1938 film directed by Camillo Mastrocinque

I Want to Live with Letizia (Voglio vivere con Letizia) is a 1938 Italian "white-telephones" comedy film directed by Camillo Mastrocinque and starring Assia Noris, Gino Cervi and Umberto Melnati.

The film was shot at Cinecittà Studios in Rome. The sets were designed by art directors Guido Fiorini and Gastone Medin.

==Synopsis==
To please his wealthy parents, Bebe agrees to an arranged marriage with Letizia, the daughter of an aristocratic family who have fallen on hard times. However, to ensure that she is not marrying him solely for his money, he sends his cousin to take his place while he pretends to be a penniless painter.
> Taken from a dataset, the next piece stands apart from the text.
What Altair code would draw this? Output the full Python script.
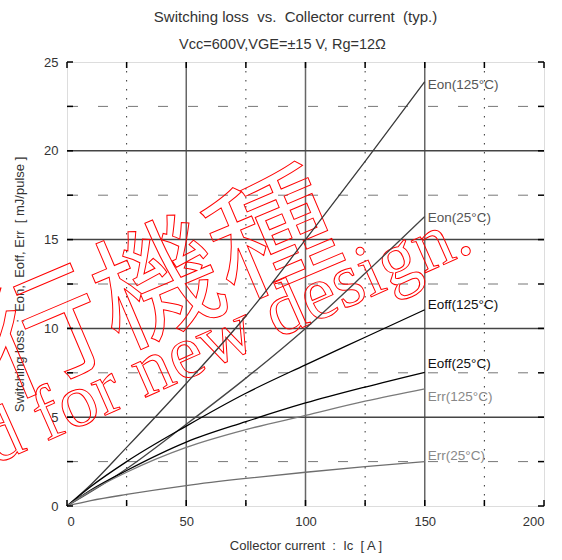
import altair as alt
import pandas as pd

# ---- data ----
current = [0, 10, 25, 50, 75, 100, 125, 150]
eon_125 = [0, 1.2, 3.3, 6.9, 10.7, 15.0, 19.4, 23.9]
eon_25 = [0, 0.8, 2.1, 4.6, 7.2, 10.0, 13.1, 16.3]
eoff_125 = [0, 1.1, 2.5, 4.5, 6.35, 7.95, 9.5, 11.05]
eoff_25 = [0, 0.9, 2.0, 3.6, 4.75, 5.8, 6.7, 7.53]
err_125 = [0, 0.85, 1.9, 3.3, 4.3, 5.1, 5.9, 6.6]
err_25 = [0, 0.3, 0.65, 1.15, 1.55, 1.9, 2.22, 2.5]

series_names = ["Eon(125°C)", "Eon(25°C)", "Eoff(125°C)", "Eoff(25°C)", "Err(125°C)", "Err(25°C)"]
series_colors = ["#3a3a3a", "#444444", "#000000", "#000000", "#7a7a7a", "#6e6e6e"]
series_widths = [1.3, 1.3, 2.2, 2.2, 1.7, 1.5]
label_y = [23.73, 16.24, 11.3, 7.97, 6.15, 2.83]
label_colors = ["#555555", "#555555", "#111111", "#111111", "#888888", "#888888"]

x_labels = [0, 50, 100, 150, 200]
y_labels = [0, 5, 10, 15, 20, 25]
x_major = [50, 100, 150]
x_minor = [25, 75, 125, 175]
y_major = [5, 10, 15, 20]
y_minor = [2.5, 7.5, 12.5, 17.5, 22.5]
x_ticks = [0, 25, 50, 75, 100, 125, 150, 175, 200]
y_ticks = [0, 2.5, 5, 7.5, 10, 12.5, 15, 17.5, 20, 22.5, 25]

title_text = "Switching loss\u00a0\u00a0vs.\u00a0\u00a0Collector current\u00a0\u00a0(typ.)"
subtitle_text = "Vcc=600V,VGE=±15\u00a0V,\u00a0Rg=12Ω"
x_title = "Collector current\u00a0\u00a0:\u00a0\u00a0Ic\u00a0\u00a0[ A ]"
y_title = "Switching loss\u00a0\u00a0:\u00a0\u00a0Eon,\u00a0\u00a0Eoff, Err\u00a0\u00a0[ mJ/pulse ]"

wm_en = "Not recommended for new design."
wm_jp = "行機種"

# ---- tables ----
all_values = [eon_125, eon_25, eoff_125, eoff_25, err_125, err_25]
rows = []
for name, vals in zip(series_names, all_values):
    for c, v in zip(current, vals):
        rows.append({"series": name, "Ic": c, "E": v})
lines_df = pd.DataFrame(rows)

labels_df = pd.DataFrame({
    "series": series_names,
    "Ic": [150] * 6,
    "E": label_y,
})

W, H = 477, 444
FONT = "Liberation Sans"
xs = alt.Scale(domain=[0, 200], nice=False, zero=False)
ys = alt.Scale(domain=[0, 25], nice=False, zero=False)
axis_style = dict(grid=False, domain=False, ticks=False,
                  labelFont=FONT, labelFontSize=13, labelColor="#333333",
                  titleFont=FONT, titleFontSize=13, titleFontWeight="normal",
                  titleColor="#333333")
xaxis = alt.Axis(values=x_labels, labelPadding=9, titlePadding=11, **axis_style)
yaxis = alt.Axis(values=y_labels, labelPadding=9, titlePadding=17, **axis_style)


def X(field):
    return alt.X(field, scale=xs, axis=xaxis, title=x_title)


def Y(field):
    return alt.Y(field, scale=ys, axis=yaxis, title=y_title)


# grid
minor_x = alt.Chart(pd.DataFrame({"v": x_minor})).mark_rule(
    color="#333333", strokeWidth=1, strokeDash=[1.5, 7.5]
).encode(x=X("v:Q"))
minor_y = alt.Chart(pd.DataFrame({"v": y_minor})).mark_rule(
    color="#777777", strokeWidth=1, strokeDash=[10, 20], strokeDashOffset=14
).encode(y=Y("v:Q"))
major_x = alt.Chart(pd.DataFrame({"v": x_major})).mark_rule(
    color="#666666", strokeWidth=1.5
).encode(x=X("v:Q"))
major_y = alt.Chart(pd.DataFrame({"v": y_major})).mark_rule(
    color="#444444", strokeWidth=1.5
).encode(y=Y("v:Q"))

# inward ticks
tdf_x = pd.DataFrame({"v": x_ticks})
tdf_y = pd.DataFrame({"v": y_ticks})
tick_bottom = alt.Chart(tdf_x).mark_rule(color="black", strokeWidth=1.5).encode(
    x=X("v:Q"), y=alt.value(H), y2=alt.value(H - 6))
tick_top = alt.Chart(tdf_x).mark_rule(color="black", strokeWidth=1.5).encode(
    x=X("v:Q"), y=alt.value(0), y2=alt.value(6))
tick_left = alt.Chart(tdf_y).mark_rule(color="black", strokeWidth=1.5).encode(
    y=Y("v:Q"), x=alt.value(0), x2=alt.value(6))
tick_right = alt.Chart(tdf_y).mark_rule(color="black", strokeWidth=1.5).encode(
    y=Y("v:Q"), x=alt.value(W), x2=alt.value(W - 6))

# watermark
wm1 = alt.Chart(pd.DataFrame({"t": [wm_en], "x": [171.4], "y": [14.4]})).mark_text(
    font="Liberation Serif", fontSize=76, align="right", baseline="alphabetic",
    angle=336, stroke="red", strokeWidth=1, fillOpacity=0
).encode(x=X("x:Q"), y=Y("y:Q"), text="t:N")
wm2 = alt.Chart(pd.DataFrame({"t": [wm_jp], "x": [111.0], "y": [16.3]})).mark_text(
    font="Noto Sans CJK JP", fontSize=125, align="right", baseline="middle",
    angle=337, stroke="red", strokeWidth=1, fillOpacity=0
).encode(x=X("x:Q"), y=Y("y:Q"), text="t:N")

# curves
lines = alt.Chart(lines_df).mark_line(interpolate="monotone").encode(
    x=X("Ic:Q"),
    y=Y("E:Q"),
    color=alt.Color("series:N", scale=alt.Scale(domain=series_names, range=series_colors), legend=None),
    strokeWidth=alt.StrokeWidth("series:N", scale=alt.Scale(domain=series_names, range=series_widths), legend=None),
    detail="series:N",
)

labels = alt.Chart(labels_df).mark_text(
    align="left", baseline="middle", dx=3, font=FONT, fontSize=13.5
).encode(
    x=X("Ic:Q"),
    y=Y("E:Q"),
    text="series:N",
    color=alt.Color("series:N", scale=alt.Scale(domain=series_names, range=label_colors), legend=None),
)

subtitle = alt.Chart(pd.DataFrame({"t": [subtitle_text]})).mark_text(
    font=FONT, fontSize=14.5, color="#333333", align="center", baseline="middle"
).encode(x=alt.value(282.5 - 67), y=alt.value(45 - 62), text="t:N")

chart = alt.layer(
    minor_x, minor_y, major_x, major_y, wm1, wm2, lines, labels,
    tick_bottom, tick_top, tick_left, tick_right, subtitle,
).resolve_scale(color="independent").properties(
    width=W, height=H,
    autosize=alt.AutoSizeParams(type="none"),
    padding={"left": 67, "top": 62, "right": 18, "bottom": 54},
    title=alt.TitleParams(
        text=title_text,
        font=FONT, fontSize=15, fontWeight="normal", color="#333333",
        offset=12, anchor="middle", dx=-10,
    ),
).configure_view(stroke="black", strokeWidth=2).configure(background="white")

chart.save("out.html", embed_options={"renderer": "svg", "actions": False})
Through this deception, he discovers that she genuinely loves him.

==Cast==
- Assia Noris as Letizia
- Gino Cervi as Bebe
- Umberto Melnati as Il finto Bebe
- Bianca Stagno Bellincioni as La signora Barozzi
- Clara Padoa as La contessa Serravalle
- Enzo Biliotti as Osvaldo Tempera
- Marisa Vernati as Kiki
- Guglielmo Barnabò as Il signor Barozzi
- Pina De Angelis as Un'amica di Letizia
- Norma Nova as Stefania
- Aristide Baghetti as L'avvocato
- Tullia Baghetti as La suora
- Amalia Pellegrini as La governante

== Bibliography ==
- Chiti, Roberto & Poppi, Roberto . I film: Tutti i film italiani dal 1930 al 1944. Gremese Editore, 2005.